If your version of vim is recent enough (v7.4.2011+), you can ask for known filetypes with the function we can now use to help define manual autocompletion: getcompletion()

:echo getcompletion('', 'filetype')

If you want to restrict the list to filetypes starting with a 'c', you'd call

:echo getcompletion('c', 'filetype')

and so on.

Note: unlike solutions that parse the file names and directory names in $VIMRUNTIME/{syntax,ftplugin}/, this solution analyses 'runtimepath' as well. As far as I understand, it doesn't see new filetypes defined/registered on the fly with set ft=foobar, nor after autocommands.


You can also print all file types in the terminal by running the following 2 commands:


cd $(vim -e -T dumb --cmd 'exe "set t_cm=\<C-M>"|echo $VIMRUNTIME|quit' | tr -d '\015')

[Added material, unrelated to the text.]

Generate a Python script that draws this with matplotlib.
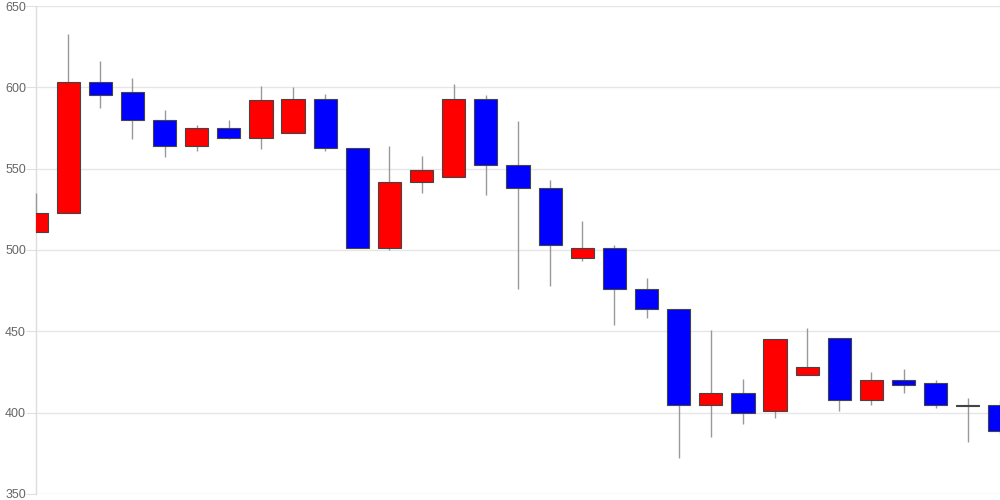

cat <(ls -1 ftplugin/*.vim) <(ls -1 syntax/*.vim) | tr '\n' '\0' | xargs -0 -n 1 basename | sort | uniq | cut -f 1 -d '.'

First command simply navigates to your vim runtime path (for me it was /usr/share/vim/vim80).

Second command lists all the file type names in the two folders where vim stores the file type definitions.

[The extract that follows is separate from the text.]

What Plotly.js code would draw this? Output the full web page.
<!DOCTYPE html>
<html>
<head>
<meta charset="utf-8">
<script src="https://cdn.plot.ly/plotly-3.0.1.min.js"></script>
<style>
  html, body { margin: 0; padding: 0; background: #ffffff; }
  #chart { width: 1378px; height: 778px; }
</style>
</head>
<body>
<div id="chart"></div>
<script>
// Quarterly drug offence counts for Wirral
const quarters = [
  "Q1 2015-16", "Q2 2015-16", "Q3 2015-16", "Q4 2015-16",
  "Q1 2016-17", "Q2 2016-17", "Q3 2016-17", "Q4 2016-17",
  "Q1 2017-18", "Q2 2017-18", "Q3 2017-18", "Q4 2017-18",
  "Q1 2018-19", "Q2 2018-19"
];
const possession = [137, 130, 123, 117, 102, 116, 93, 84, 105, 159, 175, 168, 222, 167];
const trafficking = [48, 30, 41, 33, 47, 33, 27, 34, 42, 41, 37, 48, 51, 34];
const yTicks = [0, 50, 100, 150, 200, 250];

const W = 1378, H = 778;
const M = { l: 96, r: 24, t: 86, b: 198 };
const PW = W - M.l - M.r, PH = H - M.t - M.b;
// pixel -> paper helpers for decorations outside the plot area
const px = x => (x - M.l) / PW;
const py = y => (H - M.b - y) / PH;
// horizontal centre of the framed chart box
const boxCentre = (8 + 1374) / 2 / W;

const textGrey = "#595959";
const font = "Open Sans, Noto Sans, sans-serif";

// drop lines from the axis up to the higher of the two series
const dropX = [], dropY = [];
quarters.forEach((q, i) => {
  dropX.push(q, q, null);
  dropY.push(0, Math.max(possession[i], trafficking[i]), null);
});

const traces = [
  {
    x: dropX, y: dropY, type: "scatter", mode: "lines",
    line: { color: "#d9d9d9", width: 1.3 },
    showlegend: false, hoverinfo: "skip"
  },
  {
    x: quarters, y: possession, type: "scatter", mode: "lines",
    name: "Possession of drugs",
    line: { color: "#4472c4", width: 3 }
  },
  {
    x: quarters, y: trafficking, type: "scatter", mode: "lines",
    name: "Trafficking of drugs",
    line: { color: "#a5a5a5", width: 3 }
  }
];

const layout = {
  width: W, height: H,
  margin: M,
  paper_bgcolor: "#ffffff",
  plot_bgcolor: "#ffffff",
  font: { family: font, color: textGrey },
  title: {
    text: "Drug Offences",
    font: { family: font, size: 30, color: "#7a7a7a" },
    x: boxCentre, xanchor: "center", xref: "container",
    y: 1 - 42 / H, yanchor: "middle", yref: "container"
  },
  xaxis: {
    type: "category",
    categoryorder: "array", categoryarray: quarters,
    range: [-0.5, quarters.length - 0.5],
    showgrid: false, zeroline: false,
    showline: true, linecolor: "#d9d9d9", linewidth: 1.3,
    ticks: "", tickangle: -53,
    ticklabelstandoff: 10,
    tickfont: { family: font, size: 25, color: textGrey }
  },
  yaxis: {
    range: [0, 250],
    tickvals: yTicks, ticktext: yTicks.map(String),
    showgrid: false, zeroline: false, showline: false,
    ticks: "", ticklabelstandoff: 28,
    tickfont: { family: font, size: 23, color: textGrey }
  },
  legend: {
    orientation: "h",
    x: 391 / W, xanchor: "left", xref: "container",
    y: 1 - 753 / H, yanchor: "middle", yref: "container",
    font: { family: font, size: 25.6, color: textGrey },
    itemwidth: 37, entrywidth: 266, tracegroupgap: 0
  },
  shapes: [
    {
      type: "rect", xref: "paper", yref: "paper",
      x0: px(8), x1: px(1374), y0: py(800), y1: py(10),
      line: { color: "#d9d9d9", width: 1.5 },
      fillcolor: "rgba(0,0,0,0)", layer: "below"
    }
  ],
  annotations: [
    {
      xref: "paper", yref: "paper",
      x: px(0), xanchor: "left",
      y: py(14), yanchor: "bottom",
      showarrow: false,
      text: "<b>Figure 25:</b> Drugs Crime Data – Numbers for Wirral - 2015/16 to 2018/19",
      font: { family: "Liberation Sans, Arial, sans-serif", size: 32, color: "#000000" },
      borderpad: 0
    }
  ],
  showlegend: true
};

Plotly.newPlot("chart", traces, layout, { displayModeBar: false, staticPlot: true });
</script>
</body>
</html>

Suggested improvements to the two commands by muru which offer:

cd "$(vim -Nesc '!echo $VIMRUNTIME' -c qa)"
find syntax ftplugin -iname '*.vim' -exec basename -s .vim {} + | sort -u
  • 3
    That is waaaay too complicated a pipeline. Using tr to convert newlines to null only to convert it back the very next command, process substitution when simple command grouping would do. I'd suggest something like: find syntax ftplugin -iname '*.vim' -exec basename -s .vim {} + | sort -u
    – muru
    Commented Jan 26, 2018 at 1:30
  • Nice, way more succinct. Any better solution for finding the VIMRUNTIME value from terminal as well? Commented Jan 26, 2018 at 8:09
  • 1
    vim -Nesc '!echo $VIMRUNTIME' -c qa, I think.
    – muru
    Commented Jan 26, 2018 at 8:18
  • 1
    Yikes. That second command is frightening. Sorry. I'm not being not nice. ;) For fun, here's a Bash alternative to muru's suggestion that uses just one external command (assuming printf is a builtin): f=({ftplugin,syntax}/*.vim) && f=(${f[@]##*/}) && printf "%s\n" "${f[@]%%.*}" | sort -u . See "Parameter Expansion" in Bash man page for explanation of the hieroglyphics.
    – B Layer
    Commented Oct 12, 2018 at 5:37
  • This will give you psuedo filetype plugins like bash, which is 'not a real filetype plugin ... and gets the effect of filetype "sh"' Commented Jul 30, 2019 at 18:07

Try seeing in $VIMRUNTIME/syntax. Use :echo $VIMRUNTIME to know its value. In my computer, $VIMRUNTIME/syntax was /usr/share/vim/vim81/syntax. It has all the syntax files.

If you have a vim with gui, you can also use Syntax menu to get all the filetypes supported.